- **Material shown**:
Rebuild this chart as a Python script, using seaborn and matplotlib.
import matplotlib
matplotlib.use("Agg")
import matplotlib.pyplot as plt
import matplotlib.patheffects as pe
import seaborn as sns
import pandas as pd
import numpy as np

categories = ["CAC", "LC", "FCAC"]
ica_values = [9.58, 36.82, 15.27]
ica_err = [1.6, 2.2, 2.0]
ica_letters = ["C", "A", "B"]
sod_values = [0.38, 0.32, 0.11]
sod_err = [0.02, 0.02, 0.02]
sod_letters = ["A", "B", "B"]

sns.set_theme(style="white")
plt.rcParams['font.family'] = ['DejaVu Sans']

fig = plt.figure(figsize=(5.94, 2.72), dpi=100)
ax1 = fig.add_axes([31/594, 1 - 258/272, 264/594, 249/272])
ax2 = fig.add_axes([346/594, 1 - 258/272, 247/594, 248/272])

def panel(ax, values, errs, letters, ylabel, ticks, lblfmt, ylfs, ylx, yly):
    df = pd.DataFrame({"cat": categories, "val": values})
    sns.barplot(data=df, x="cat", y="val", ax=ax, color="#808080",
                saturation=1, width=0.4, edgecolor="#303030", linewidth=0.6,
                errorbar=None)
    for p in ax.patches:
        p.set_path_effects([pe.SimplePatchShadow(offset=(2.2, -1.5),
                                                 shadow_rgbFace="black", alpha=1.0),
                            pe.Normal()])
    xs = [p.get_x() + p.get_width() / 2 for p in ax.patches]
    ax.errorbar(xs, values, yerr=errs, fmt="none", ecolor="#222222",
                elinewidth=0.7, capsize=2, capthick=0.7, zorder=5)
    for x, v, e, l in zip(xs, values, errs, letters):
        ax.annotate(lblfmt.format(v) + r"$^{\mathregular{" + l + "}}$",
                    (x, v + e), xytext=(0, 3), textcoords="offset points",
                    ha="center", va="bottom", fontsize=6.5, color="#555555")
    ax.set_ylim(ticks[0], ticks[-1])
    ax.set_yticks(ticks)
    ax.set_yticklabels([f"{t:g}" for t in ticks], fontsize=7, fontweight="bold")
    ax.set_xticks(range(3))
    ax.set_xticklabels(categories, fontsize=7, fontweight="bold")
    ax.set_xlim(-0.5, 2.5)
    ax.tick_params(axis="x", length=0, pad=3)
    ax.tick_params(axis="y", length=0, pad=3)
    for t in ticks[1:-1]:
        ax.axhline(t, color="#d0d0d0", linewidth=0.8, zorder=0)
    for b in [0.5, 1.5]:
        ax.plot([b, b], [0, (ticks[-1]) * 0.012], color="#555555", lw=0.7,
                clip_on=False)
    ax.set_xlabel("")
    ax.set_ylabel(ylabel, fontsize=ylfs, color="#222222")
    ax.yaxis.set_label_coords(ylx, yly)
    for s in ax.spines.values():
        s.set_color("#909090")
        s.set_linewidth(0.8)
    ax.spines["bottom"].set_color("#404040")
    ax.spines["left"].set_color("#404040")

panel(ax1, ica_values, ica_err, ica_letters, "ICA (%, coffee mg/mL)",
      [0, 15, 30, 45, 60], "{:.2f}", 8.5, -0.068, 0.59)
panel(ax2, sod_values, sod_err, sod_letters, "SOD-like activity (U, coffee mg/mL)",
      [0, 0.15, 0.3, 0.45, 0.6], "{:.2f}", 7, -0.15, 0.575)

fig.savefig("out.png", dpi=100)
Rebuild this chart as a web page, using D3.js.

- **Exercise**: Take the lines from the first line of the records through the line holding "ax2 = fig.add_axes([346/594, 1", both included, and please reproduce them exactly with nothing added.

- **Result of the task**:
Rebuild this chart as a Python script, using seaborn and matplotlib.
import matplotlib
matplotlib.use("Agg")
import matplotlib.pyplot as plt
import matplotlib.patheffects as pe
import seaborn as sns
import pandas as pd
import numpy as np

categories = ["CAC", "LC", "FCAC"]
ica_values = [9.58, 36.82, 15.27]
ica_err = [1.6, 2.2, 2.0]
ica_letters = ["C", "A", "B"]
sod_values = [0.38, 0.32, 0.11]
sod_err = [0.02, 0.02, 0.02]
sod_letters = ["A", "B", "B"]

sns.set_theme(style="white")
plt.rcParams['font.family'] = ['DejaVu Sans']

fig = plt.figure(figsize=(5.94, 2.72), dpi=100)
ax1 = fig.add_axes([31/594, 1 - 258/272, 264/594, 249/272])
ax2 = fig.add_axes([346/594, 1 - 258/272, 247/594, 248/272])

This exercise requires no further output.